Given problem> Reproduce the listing below word for word, with no pictures.

Collected material>
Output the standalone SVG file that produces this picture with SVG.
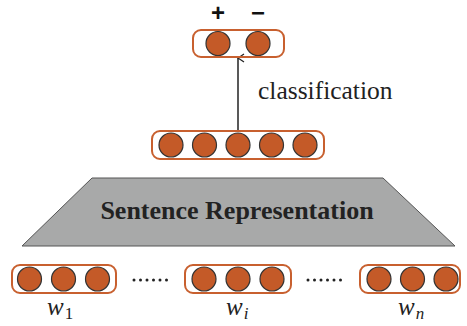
<svg xmlns="http://www.w3.org/2000/svg" width="467" height="326" viewBox="0 0 467 326">
<style>
.box{fill:none;stroke:#c8602f;stroke-width:2}
.n{fill:#c45a28;stroke:#333;stroke-width:1.2}
.lbl{font-family:"Liberation Serif","Times New Roman",serif;fill:#222}
.sign{font-family:"Liberation Sans",Arial,sans-serif;font-weight:bold;font-size:24px;fill:#111}
.w{font-family:"Liberation Serif","Times New Roman",serif;font-style:italic;font-size:25px;fill:#222}
.sub{font-style:normal;font-size:17px}
.subi{font-style:italic;font-size:17px}
.dot{fill:#222}
</style>
<defs>
<marker id="ah" markerWidth="10" markerHeight="10" refX="5" refY="1" orient="auto-start-reverse" markerUnits="userSpaceOnUse" viewBox="0 0 10 10">
<path d="M1,7 L5,1 L9,7" fill="none" stroke="#222" stroke-width="1.3"/>
</marker>
</defs>
<rect width="467" height="326" fill="#fff"/>
<g id="connectors">
<line x1="238" y1="131" x2="238" y2="58" stroke="#222" stroke-width="1.5" marker-end="url(#ah)"/>
</g>
<g id="output">
<text class="sign" x="218" y="21" text-anchor="middle">+</text>
<text class="sign" x="258" y="21" text-anchor="middle">−</text>
<rect class="box" x="193" y="30" width="91" height="27" rx="8"/>
<circle class="n" cx="218" cy="43.5" r="12"/>
<circle class="n" cx="258" cy="43.5" r="12"/>
</g>
<g id="classification-label">
<text class="lbl" x="258" y="99" font-size="25.5">classification</text>
</g>
<g id="sentence-vector">
<rect class="box" x="152" y="131" width="172" height="28" rx="8"/>
<circle class="n" cx="171" cy="145" r="12"/>
<circle class="n" cx="204.5" cy="145" r="12"/>
<circle class="n" cx="238" cy="145" r="12"/>
<circle class="n" cx="271.5" cy="145" r="12"/>
<circle class="n" cx="305" cy="145" r="12"/>
</g>
<g id="sentence-representation">
<polygon points="92,178 383,178 455,246 22,246" fill="#a8a9a9" stroke="#555" stroke-width="1"/>
<text class="lbl" x="237" y="219" font-size="26" font-weight="bold" text-anchor="middle">Sentence Representation</text>
</g>
<g id="word1">
<rect class="box" x="12" y="265" width="104" height="28" rx="8"/>
<circle class="n" cx="29.5" cy="279" r="12"/>
<circle class="n" cx="63.5" cy="279" r="12"/>
<circle class="n" cx="97.5" cy="279" r="12"/>
<text class="w" x="47" y="315">w<tspan class="sub" dx="1" dy="4">1</tspan></text>
</g>
<g id="dots1">
<circle class="dot" cx="134" cy="280" r="1.5"/><circle class="dot" cx="140.5" cy="280" r="1.5"/><circle class="dot" cx="147" cy="280" r="1.5"/><circle class="dot" cx="153.5" cy="280" r="1.5"/><circle class="dot" cx="160" cy="280" r="1.5"/><circle class="dot" cx="166.5" cy="280" r="1.5"/>
</g>
<g id="wordi">
<rect class="box" x="185" y="265" width="106" height="28" rx="8"/>
<circle class="n" cx="204" cy="279" r="12"/>
<circle class="n" cx="238" cy="279" r="12"/>
<circle class="n" cx="272" cy="279" r="12"/>
<text class="w" x="226" y="315">w<tspan class="subi" dx="1" dy="4">i</tspan></text>
</g>
<g id="dots2">
<circle class="dot" cx="308" cy="280" r="1.5"/><circle class="dot" cx="314.5" cy="280" r="1.5"/><circle class="dot" cx="321" cy="280" r="1.5"/><circle class="dot" cx="327.5" cy="280" r="1.5"/><circle class="dot" cx="334" cy="280" r="1.5"/><circle class="dot" cx="340.5" cy="280" r="1.5"/>
</g>
<g id="wordn">
<rect class="box" x="360" y="265" width="100" height="28" rx="8"/>
<circle class="n" cx="379" cy="279" r="12"/>
<circle class="n" cx="412.5" cy="279" r="12"/>
<circle class="n" cx="446" cy="279" r="12"/>
<text class="w" x="398" y="315">w<tspan class="subi" dx="1" dy="4">n</tspan></text>
</g>
</svg>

Task solution>
Output the standalone SVG file that produces this picture with SVG.
<svg xmlns="http://www.w3.org/2000/svg" width="467" height="326" viewBox="0 0 467 326">
<style>
.box{fill:none;stroke:#c8602f;stroke-width:2}
.n{fill:#c45a28;stroke:#333;stroke-width:1.2}
.lbl{font-family:"Liberation Serif","Times New Roman",serif;fill:#222}
.sign{font-family:"Liberation Sans",Arial,sans-serif;font-weight:bold;font-size:24px;fill:#111}
.w{font-family:"Liberation Serif","Times New Roman",serif;font-style:italic;font-size:25px;fill:#222}
.sub{font-style:normal;font-size:17px}
.subi{font-style:italic;font-size:17px}
.dot{fill:#222}
</style>
<defs>
<marker id="ah" markerWidth="10" markerHeight="10" refX="5" refY="1" orient="auto-start-reverse" markerUnits="userSpaceOnUse" viewBox="0 0 10 10">
<path d="M1,7 L5,1 L9,7" fill="none" stroke="#222" stroke-width="1.3"/>
</marker>
</defs>
<rect width="467" height="326" fill="#fff"/>
<g id="connectors">
<line x1="238" y1="131" x2="238" y2="58" stroke="#222" stroke-width="1.5" marker-end="url(#ah)"/>
</g>
<g id="output">
<text class="sign" x="218" y="21" text-anchor="middle">+</text>
<text class="sign" x="258" y="21" text-anchor="middle">−</text>
<rect class="box" x="193" y="30" width="91" height="27" rx="8"/>
<circle class="n" cx="218" cy="43.5" r="12"/>
<circle class="n" cx="258" cy="43.5" r="12"/>
</g>
<g id="classification-label">
<text class="lbl" x="258" y="99" font-size="25.5">classification</text>
</g>
<g id="sentence-vector">
<rect class="box" x="152" y="131" width="172" height="28" rx="8"/>
<circle class="n" cx="171" cy="145" r="12"/>
<circle class="n" cx="204.5" cy="145" r="12"/>
<circle class="n" cx="238" cy="145" r="12"/>
<circle class="n" cx="271.5" cy="145" r="12"/>
<circle class="n" cx="305" cy="145" r="12"/>
</g>
<g id="sentence-representation">
<polygon points="92,178 383,178 455,246 22,246" fill="#a8a9a9" stroke="#555" stroke-width="1"/>
<text class="lbl" x="237" y="219" font-size="26" font-weight="bold" text-anchor="middle">Sentence Representation</text>
</g>
<g id="word1">
<rect class="box" x="12" y="265" width="104" height="28" rx="8"/>
<circle class="n" cx="29.5" cy="279" r="12"/>
<circle class="n" cx="63.5" cy="279" r="12"/>
<circle class="n" cx="97.5" cy="279" r="12"/>
<text class="w" x="47" y="315">w<tspan class="sub" dx="1" dy="4">1</tspan></text>
</g>
<g id="dots1">
<circle class="dot" cx="134" cy="280" r="1.5"/><circle class="dot" cx="140.5" cy="280" r="1.5"/><circle class="dot" cx="147" cy="280" r="1.5"/><circle class="dot" cx="153.5" cy="280" r="1.5"/><circle class="dot" cx="160" cy="280" r="1.5"/><circle class="dot" cx="166.5" cy="280" r="1.5"/>
</g>
<g id="wordi">
<rect class="box" x="185" y="265" width="106" height="28" rx="8"/>
<circle class="n" cx="204" cy="279" r="12"/>
<circle class="n" cx="238" cy="279" r="12"/>
<circle class="n" cx="272" cy="279" r="12"/>
<text class="w" x="226" y="315">w<tspan class="subi" dx="1" dy="4">i</tspan></text>
</g>
<g id="dots2">
<circle class="dot" cx="308" cy="280" r="1.5"/><circle class="dot" cx="314.5" cy="280" r="1.5"/><circle class="dot" cx="321" cy="280" r="1.5"/><circle class="dot" cx="327.5" cy="280" r="1.5"/><circle class="dot" cx="334" cy="280" r="1.5"/><circle class="dot" cx="340.5" cy="280" r="1.5"/>
</g>
<g id="wordn">
<rect class="box" x="360" y="265" width="100" height="28" rx="8"/>
<circle class="n" cx="379" cy="279" r="12"/>
<circle class="n" cx="412.5" cy="279" r="12"/>
<circle class="n" cx="446" cy="279" r="12"/>
<text class="w" x="398" y="315">w<tspan class="subi" dx="1" dy="4">n</tspan></text>
</g>
</svg>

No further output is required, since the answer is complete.